Hemos visto al Papa en la portada de la revista Rolling Stone y a Bill Clinton tocando el saxofón con figuras del jazz. Hemos visto a Fidel Castro o Hugo Chávez recibiendo el apoyo de Oliver Stone y a Kennedy el “Happy Birthday” de Marilyn. Hemos visto a Bruce Springsteen haciendo campaña por el Partido Demócrata y a Clint Eastwood ídem por el Republicano.
Hemos visto también a los Artistas Unidos por África, en aquel coro de 46 estrellas que más tarde Bob Geldof continuó en sus maratónicas e incontables campañas contra el hambre en el mundo.
Por ver, hemos visto incluso a Gadafi de mal humor porque Michael Jackson le habría copiado alguno de sus 3.400 trajes, lo que le indujo a proponerlos para una exposición en el Metropolitan Museum de Nueva York.
Todo eso, y mucho más, es el pop siguiendo el legado de Clausewitz, como continuación de la política por otros medios.
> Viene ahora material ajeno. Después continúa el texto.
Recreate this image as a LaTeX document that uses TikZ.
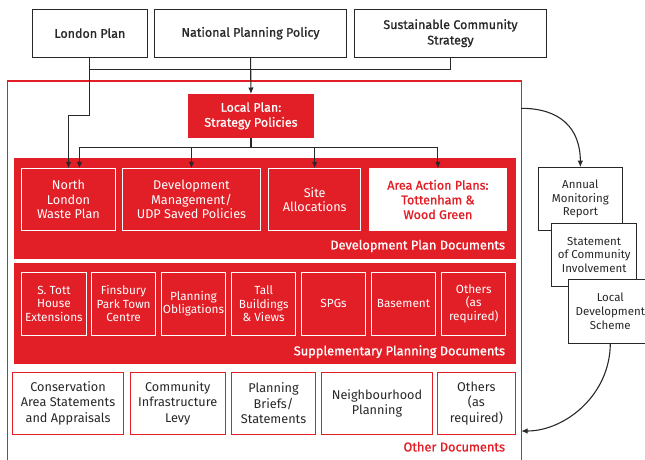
\documentclass[tikz,border=0pt]{standalone}
\usepackage{fontspec}
\setmainfont{Fira Sans}
\newfontfamily\medf[FakeBold=1]{Fira Sans}
\usetikzlibrary{arrows.meta,calc}
\definecolor{hred}{RGB}{226,30,38}
\definecolor{ink}{RGB}{40,40,40}
\begin{document}
\begin{tikzpicture}[x=1pt,y=-1pt,
  every node/.style={inner sep=0pt, outer sep=0pt, align=center},
  topbox/.style={draw=ink, line width=1pt, fill=white, text=ink, font=\medf\fontsize{12.5}{15.5}\selectfont, minimum height=47.7pt},
  band/.style={fill=hred, minimum width=502.2pt, minimum height=100.5pt},
  redbox/.style={draw=white, line width=0.9pt, fill=hred, text=white, font=\fontsize{12.7}{14.7}\selectfont, minimum height=62.4pt},
  whiteredbox/.style={draw=white, line width=0.9pt, fill=white, text=hred, font=\medf\fontsize{12.5}{14.7}\selectfont, minimum height=62.4pt},
  suppbox/.style={draw=white, line width=0.9pt, fill=hred, text=white, font=\fontsize{11.8}{13.6}\selectfont, minimum height=62.7pt, minimum width=64.4pt},
  otherbox/.style={draw=hred, line width=0.9pt, fill=white, text=ink, font=\fontsize{12.7}{15.3}\selectfont, minimum height=62.7pt},
  sidebox/.style={draw=ink, line width=1pt, fill=white, text=ink, font=\fontsize{11.5}{13.6}\selectfont, minimum width=84.5pt, minimum height=63.6pt},
  bandlabel/.style={anchor=east, font=\medf\fontsize{12.8}{15}\selectfont},
  conn/.style={draw=ink, line width=1.1pt},
  arr/.style={conn, -{Latex[length=6.5pt,width=5.5pt]}}
]
\useasboundingbox (0,0) rectangle (645,459);

% outer frame (runs off the bottom edge)
\node[draw=hred, line width=1.3pt, minimum width=513.8pt, minimum height=400pt, anchor=north west] (frame) at (7.4,81) {};

% top boxes
\node[topbox, minimum width=114.8pt] (lp) at (89.9,33.2) {London Plan};
\node[topbox, minimum width=191.7pt] (npp) at (250.55,33.2) {National Planning Policy};
\node[topbox, minimum width=191.7pt] (scs) at (450.45,33.2) {Sustainable Community\\Strategy};

% local plan
\node[fill=hred, text=white, font=\medf\fontsize{12.5}{15}\selectfont, minimum width=125.9pt, minimum height=43.7pt] (lpl) at (250.95,115.85) {Local Plan:\\Strategy Policies};

% bands
\node[band] (dpd) at (264.7,208.65) {};
\node[bandlabel, text=white] (dpdl) at (505,246) {Development Plan Documents};
\node[band] (spd) at (264.7,313.5) {};
\node[bandlabel, text=white] (spdl) at (505,351.7) {Supplementary Planning Documents};
\node[bandlabel, text=hred] (odl) at (505,446.7) {Other Documents};

% development plan documents
\node[redbox, minimum width=93.4pt] (nl) at (68.5,199.5) {North\\London\\Waste Plan};
\node[redbox, minimum width=137.8pt] (dm) at (191.5,199.5) {Development\\Management/\\UDP Saved Policies};
\node[redbox, minimum width=92.2pt] (sa) at (314.7,199.5) {Site\\Allocations};
\node[whiteredbox, minimum width=137pt] (aap) at (437.9,199.5) {Area Action Plans:\\Tottenham \&\\Wood Green};

% supplementary planning documents
\node[suppbox] (st) at (53.9,303.65) {S. Tott\\House\\Extensions};
\node[suppbox] (fp) at (123.6,303.65) {Finsbury\\Park Town\\Centre};
\node[suppbox] (po) at (193.5,303.65) {Planning\\Obligations};
\node[suppbox] (tb) at (263.7,303.65) {Tall\\Buildings\\\& Views};
\node[suppbox] (spg) at (333.6,303.65) {SPGs};
\node[suppbox] (bas) at (403.55,303.65) {Basement};
\node[suppbox] (oth) at (473.7,303.65) {Others\\(as\\required)};

% other documents
\node[otherbox, minimum width=111.5pt] (cas) at (68.05,403.35) {Conservation\\Area Statements\\and Appraisals};
\node[otherbox, minimum width=95.4pt] (cil) at (177.7,403.35) {Community\\Infrastructure\\Levy};
\node[otherbox, minimum width=83.9pt] (pb) at (273.55,403.35) {Planning\\Briefs/\\Statements};
\node[otherbox, minimum width=111.4pt] (np) at (377,403.35) {Neighbourhood\\Planning};
\node[otherbox, minimum width=78.1pt] (oth2) at (476.35,403.35) {Others\\(as\\required)};

% side boxes
\node[sidebox] (amr) at (580.35,199) {Annual\\Monitoring\\Report};
\node[sidebox] (sci) at (594.15,255) {Statement\\of Community\\Involvement};
\node[sidebox] (lds) at (610.3,311.3) {Local\\Development\\Scheme};

% connectors at top
\coordinate (j) at (250.5,69.3);
\coordinate (bus) at (250.95,147.3);
\draw[conn] (lp.south) -- (lp.south |- j) -| (scs.south);
\draw[arr] (npp.south) -- (lpl.north);
\draw[arr] (lp.south |- j) -- ($(lp.south |- j)+(0,46.4)$) -| (nl.north);
\draw[conn] (lpl.south) -- (bus);
\draw[arr] (bus) -| ($(nl.north)+(11,0)$);
\draw[arr] (bus) -| (dm.north);
\draw[arr] (bus) -| (sa.north);
\draw[arr] (bus) -| (aap.north);

% side curves
\coordinate (c1) at (frame.north east |- 0,108.3);
\coordinate (c2) at (frame.north east |- 0,431);
\draw[arr] (c1) .. controls (560,108.3) and (580.35,128) .. (amr.north);
\draw[arr] (lds.south) .. controls (610.3,395) and (565,431) .. (c2);
\end{tikzpicture}
\end{document}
Sólo que, hasta ahora, lo normal era que, un día después de las campañas, estrellas y políticos volvieran cada cual a lo suyo, a seguir en sus respectivos mundos. Hoy, por el contrario, todo se ha precipitado hacia una amalgama peligrosa, marcada por el creciente grado de espectacularización de la política, su mutación en esa infinita performance que, según Agamben, la ha convertido en la esfera de “los puros gestos”.
Esto último quedó certificado con la aparición de Bono -el líder del grupo U2, no el Bono ibérico- en el congreso anual del Partido Popular Europeo en Dublín. En medio de la convención, el cantante ofreció un discurso en el que se comportó, más que como un icono del pop, como un estadista. (Allí mismo, delante de Merkel, Rajoy, Durao Barroso o el omnipresente Bill Gates, se permitió marcarse una campaña a favor de consumir productos españoles). El caso es que, al final, Bono no fue la típica estrella del espectáculo que usa su carisma para vehicular los proyectos de los políticos; fue un político más.
Esta vez el pop no continuó la política por otros medios, sino por sus propios medios: la tribuna, el congreso político, los militantes en el graderío…
Queda, asimismo, otra imagen acaso más grave. La que nos muestra a unos políticos arrobados -espectadores de la política en manos de un intruso- que dejaron la sensación de estar cediendo un poco más del poder que les queda.